Nabucco a Verona: tanto rumore per nulla

Prima dell'inizio di Nabucco, opera d'apertura del Festival dell'Arena di Verona, gli schermi avvertono che colpi di cannone e fucilate sarebbero state sparate a salve (caso mai altolocati e plebi equivocassero). Il regista Arnaud Bernard ha ambientato il tutto intorno al Teatro alla Scala durante le Cinque giornate di Milano. Le cannonate si accoppiano bene ai ritmi bellici del giovane Verdi, soprattutto se a guidare l'orchestra-jumbo dell'Arena c'è Daniel Oren, che ha Nabucco in tasca. In scena piccoli Martinitt giocano alla guerra. Poi si combatte sul serio: i milanesi ammassano barricate e gli austriaci a cavallo le fendono: patrioti e occupanti se le danno di santa ragione. Alla lunga però il Quarantotto scenico stanca: intorno alla Scala diruta non si capisce un gran ché dei maneggi e del pentimento di Abigaille come della follia e dell'amor paterno di Nabucco.

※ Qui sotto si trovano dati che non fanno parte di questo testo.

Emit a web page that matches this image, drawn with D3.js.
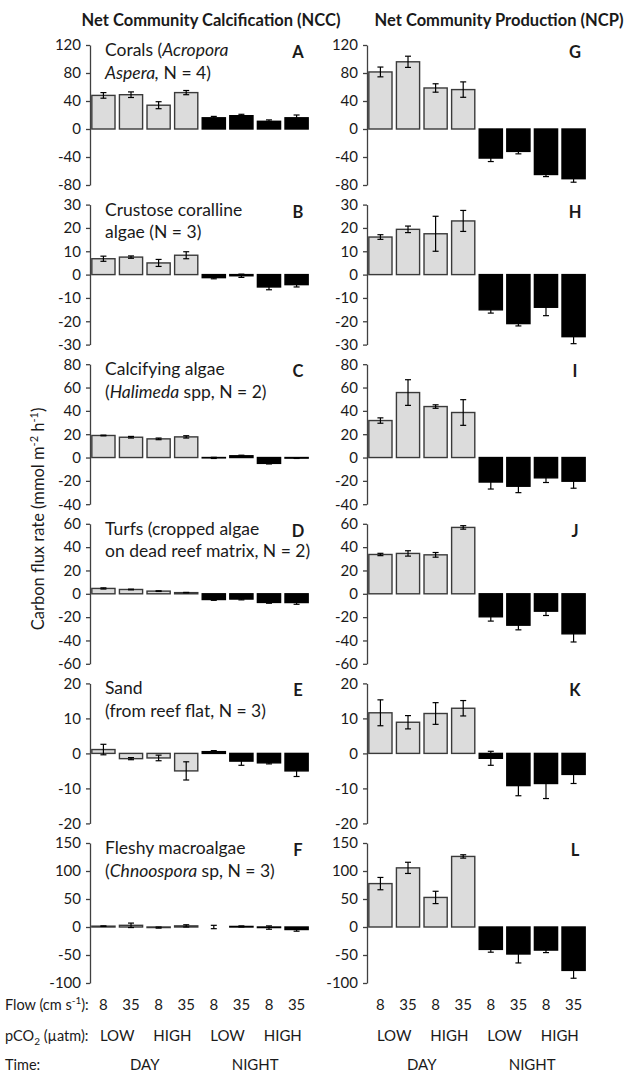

La migliore della compagnia di canto era Carmen Topciu, nella parte non protagonistica di Fenena. L'impegno degli altri non ha nascosto la caratura incerta di George Gagnidze (Nabucco), le agilità sbozzate di Tatiana Malnychenko (Abigaille), la foga tonitruante di Stanislav Trofimov (Zaccaria) e l'incerta timidezza di Walter Fraccaro (Ismaele).

Il Coro si sente bene e non manca l'appuntamento con il rito vocal-collettivo da bis, il Va' pensiero. I nostri migliori «pensieri» vanno a quanti lavorano per mantenere viva l'Arena nonostante il prezzo da pagare sia sempre lo stesso: condono tombale dei baratri pregressi e amen.